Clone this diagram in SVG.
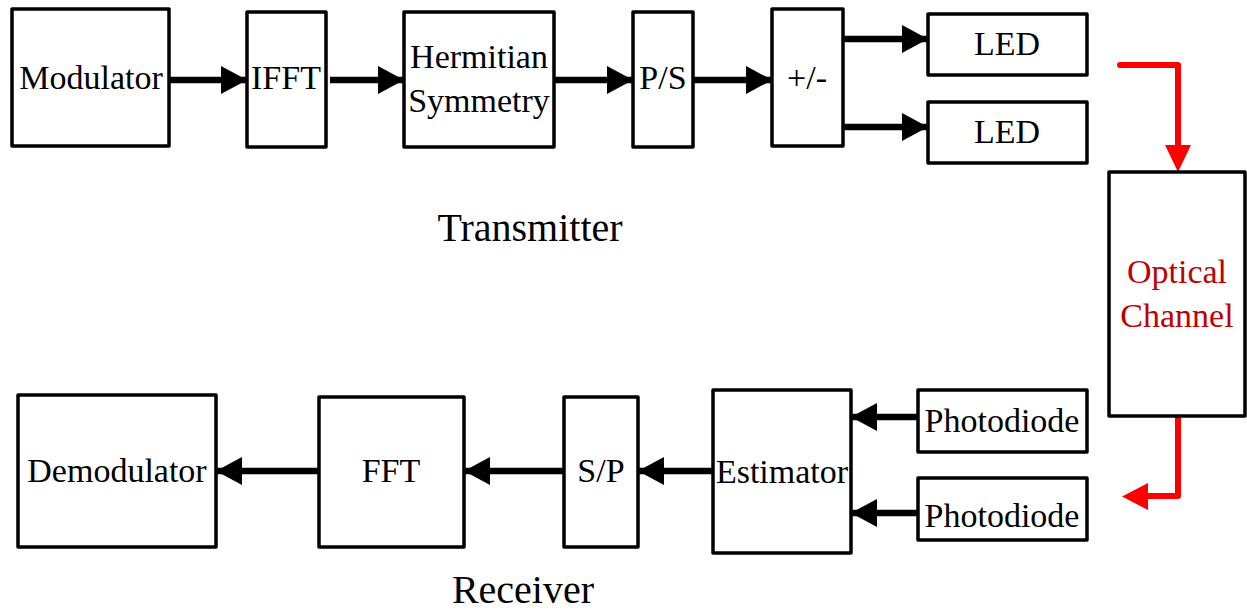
<svg xmlns="http://www.w3.org/2000/svg" width="1247" height="610" viewBox="0 0 1247 610">
<style>
.box{fill:#fff;stroke:#000;stroke-width:3.5;stroke-linejoin:round}
.t{font-family:"Liberation Serif","Times New Roman",serif;font-size:34px;fill:#000;text-anchor:middle}
.title{font-family:"Liberation Serif","Times New Roman",serif;font-size:40px;fill:#000;text-anchor:middle}
.red{fill:#C00000}
.c{fill:none;stroke:#000;stroke-width:6.5}
.cr{fill:none;stroke:#FF0000;stroke-width:6;stroke-linecap:round;stroke-linejoin:round}
</style>
<defs>
<marker id="ah" markerUnits="userSpaceOnUse" markerWidth="27" markerHeight="29" refX="26" refY="14" orient="auto">
<path d="M0,0 L26,14 L0,28 z" fill="#000"/>
</marker>
</defs>
<rect width="1247" height="610" fill="#fff"/>
<g id="connectors">
<line class="c" x1="169" y1="80" x2="247" y2="80" marker-end="url(#ah)"/>
<line class="c" x1="330" y1="80" x2="404" y2="80" marker-end="url(#ah)"/>
<line class="c" x1="554" y1="80" x2="633" y2="80" marker-end="url(#ah)"/>
<line class="c" x1="693" y1="80" x2="772" y2="80" marker-end="url(#ah)"/>
<line class="c" x1="843" y1="39" x2="928" y2="39" marker-end="url(#ah)"/>
<line class="c" x1="842" y1="127" x2="928" y2="127" marker-end="url(#ah)"/>
<polyline class="cr" points="1120,65 1178,65 1178,150" />
<path d="M1165,145 L1191,145 L1178,172 z" fill="#FF0000"/>
<polyline class="cr" points="1178,416 1178,496 1145,496" />
<path d="M1148,483 L1148,510 L1122,496.5 z" fill="#FF0000"/>
<line class="c" x1="918" y1="417" x2="851" y2="417" marker-end="url(#ah)"/>
<line class="c" x1="918" y1="513" x2="851" y2="513" marker-end="url(#ah)"/>
<line class="c" x1="713" y1="471" x2="638" y2="471" marker-end="url(#ah)"/>
<line class="c" x1="564" y1="471" x2="464" y2="471" marker-end="url(#ah)"/>
<line class="c" x1="319" y1="471" x2="216" y2="471" marker-end="url(#ah)"/>
</g>
<g id="modulator"><rect class="box" x="12" y="9" width="157" height="137"/><text class="t" x="91" y="89">Modulator</text></g>
<g id="ifft"><rect class="box" x="247" y="12" width="79" height="135"/><text class="t" x="286" y="89">IFFT</text></g>
<g id="hermitian"><rect class="box" x="404" y="12" width="150" height="135"/><text class="t" x="479" y="68">Hermitian</text><text class="t" x="479" y="112">Symmetry</text></g>
<g id="ps"><rect class="box" x="633" y="12" width="60" height="135"/><text class="t" x="663" y="89">P/S</text></g>
<g id="plusminus"><rect class="box" x="772" y="9" width="71" height="137"/><text class="t" x="807" y="89">+/-</text></g>
<g id="led1"><rect class="box" x="928" y="14" width="159" height="61"/><text class="t" x="1007" y="55">LED</text></g>
<g id="led2"><rect class="box" x="928" y="102" width="159" height="61"/><text class="t" x="1007" y="143">LED</text></g>
<g id="channel"><rect class="box" x="1109" y="172" width="136" height="244"/><text class="t red" x="1177" y="283">Optical</text><text class="t red" x="1177" y="327">Channel</text></g>
<g id="pd1"><rect class="box" x="918" y="390" width="169" height="62"/><text class="t" x="1002" y="432">Photodiode</text></g>
<g id="pd2"><rect class="box" x="918" y="478" width="169" height="62"/><text class="t" x="1002" y="527">Photodiode</text></g>
<g id="estimator"><rect class="box" x="713" y="390" width="138" height="163"/><text class="t" x="782" y="483">Estimator</text></g>
<g id="sp"><rect class="box" x="564" y="397" width="74" height="150"/><text class="t" x="601" y="482">S/P</text></g>
<g id="fft"><rect class="box" x="319" y="397" width="145" height="150"/><text class="t" x="391" y="482">FFT</text></g>
<g id="demodulator"><rect class="box" x="18" y="395" width="198" height="152"/><text class="t" x="117" y="482">Demodulator</text></g>
<g id="labels">
<text class="title" x="530" y="241">Transmitter</text>
<text class="title" x="523" y="603">Receiver</text>
</g>
</svg>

----------------

- _Given exercise_:
Your copy of the data should match it exactly, except that pictures are left out.

- _Answer below_:
Clone this diagram in SVG.
<svg xmlns="http://www.w3.org/2000/svg" width="1247" height="610" viewBox="0 0 1247 610">
<style>
.box{fill:#fff;stroke:#000;stroke-width:3.5;stroke-linejoin:round}
.t{font-family:"Liberation Serif","Times New Roman",serif;font-size:34px;fill:#000;text-anchor:middle}
.title{font-family:"Liberation Serif","Times New Roman",serif;font-size:40px;fill:#000;text-anchor:middle}
.red{fill:#C00000}
.c{fill:none;stroke:#000;stroke-width:6.5}
.cr{fill:none;stroke:#FF0000;stroke-width:6;stroke-linecap:round;stroke-linejoin:round}
</style>
<defs>
<marker id="ah" markerUnits="userSpaceOnUse" markerWidth="27" markerHeight="29" refX="26" refY="14" orient="auto">
<path d="M0,0 L26,14 L0,28 z" fill="#000"/>
</marker>
</defs>
<rect width="1247" height="610" fill="#fff"/>
<g id="connectors">
<line class="c" x1="169" y1="80" x2="247" y2="80" marker-end="url(#ah)"/>
<line class="c" x1="330" y1="80" x2="404" y2="80" marker-end="url(#ah)"/>
<line class="c" x1="554" y1="80" x2="633" y2="80" marker-end="url(#ah)"/>
<line class="c" x1="693" y1="80" x2="772" y2="80" marker-end="url(#ah)"/>
<line class="c" x1="843" y1="39" x2="928" y2="39" marker-end="url(#ah)"/>
<line class="c" x1="842" y1="127" x2="928" y2="127" marker-end="url(#ah)"/>
<polyline class="cr" points="1120,65 1178,65 1178,150" />
<path d="M1165,145 L1191,145 L1178,172 z" fill="#FF0000"/>
<polyline class="cr" points="1178,416 1178,496 1145,496" />
<path d="M1148,483 L1148,510 L1122,496.5 z" fill="#FF0000"/>
<line class="c" x1="918" y1="417" x2="851" y2="417" marker-end="url(#ah)"/>
<line class="c" x1="918" y1="513" x2="851" y2="513" marker-end="url(#ah)"/>
<line class="c" x1="713" y1="471" x2="638" y2="471" marker-end="url(#ah)"/>
<line class="c" x1="564" y1="471" x2="464" y2="471" marker-end="url(#ah)"/>
<line class="c" x1="319" y1="471" x2="216" y2="471" marker-end="url(#ah)"/>
</g>
<g id="modulator"><rect class="box" x="12" y="9" width="157" height="137"/><text class="t" x="91" y="89">Modulator</text></g>
<g id="ifft"><rect class="box" x="247" y="12" width="79" height="135"/><text class="t" x="286" y="89">IFFT</text></g>
<g id="hermitian"><rect class="box" x="404" y="12" width="150" height="135"/><text class="t" x="479" y="68">Hermitian</text><text class="t" x="479" y="112">Symmetry</text></g>
<g id="ps"><rect class="box" x="633" y="12" width="60" height="135"/><text class="t" x="663" y="89">P/S</text></g>
<g id="plusminus"><rect class="box" x="772" y="9" width="71" height="137"/><text class="t" x="807" y="89">+/-</text></g>
<g id="led1"><rect class="box" x="928" y="14" width="159" height="61"/><text class="t" x="1007" y="55">LED</text></g>
<g id="led2"><rect class="box" x="928" y="102" width="159" height="61"/><text class="t" x="1007" y="143">LED</text></g>
<g id="channel"><rect class="box" x="1109" y="172" width="136" height="244"/><text class="t red" x="1177" y="283">Optical</text><text class="t red" x="1177" y="327">Channel</text></g>
<g id="pd1"><rect class="box" x="918" y="390" width="169" height="62"/><text class="t" x="1002" y="432">Photodiode</text></g>
<g id="pd2"><rect class="box" x="918" y="478" width="169" height="62"/><text class="t" x="1002" y="527">Photodiode</text></g>
<g id="estimator"><rect class="box" x="713" y="390" width="138" height="163"/><text class="t" x="782" y="483">Estimator</text></g>
<g id="sp"><rect class="box" x="564" y="397" width="74" height="150"/><text class="t" x="601" y="482">S/P</text></g>
<g id="fft"><rect class="box" x="319" y="397" width="145" height="150"/><text class="t" x="391" y="482">FFT</text></g>
<g id="demodulator"><rect class="box" x="18" y="395" width="198" height="152"/><text class="t" x="117" y="482">Demodulator</text></g>
<g id="labels">
<text class="title" x="530" y="241">Transmitter</text>
<text class="title" x="523" y="603">Receiver</text>
</g>
</svg>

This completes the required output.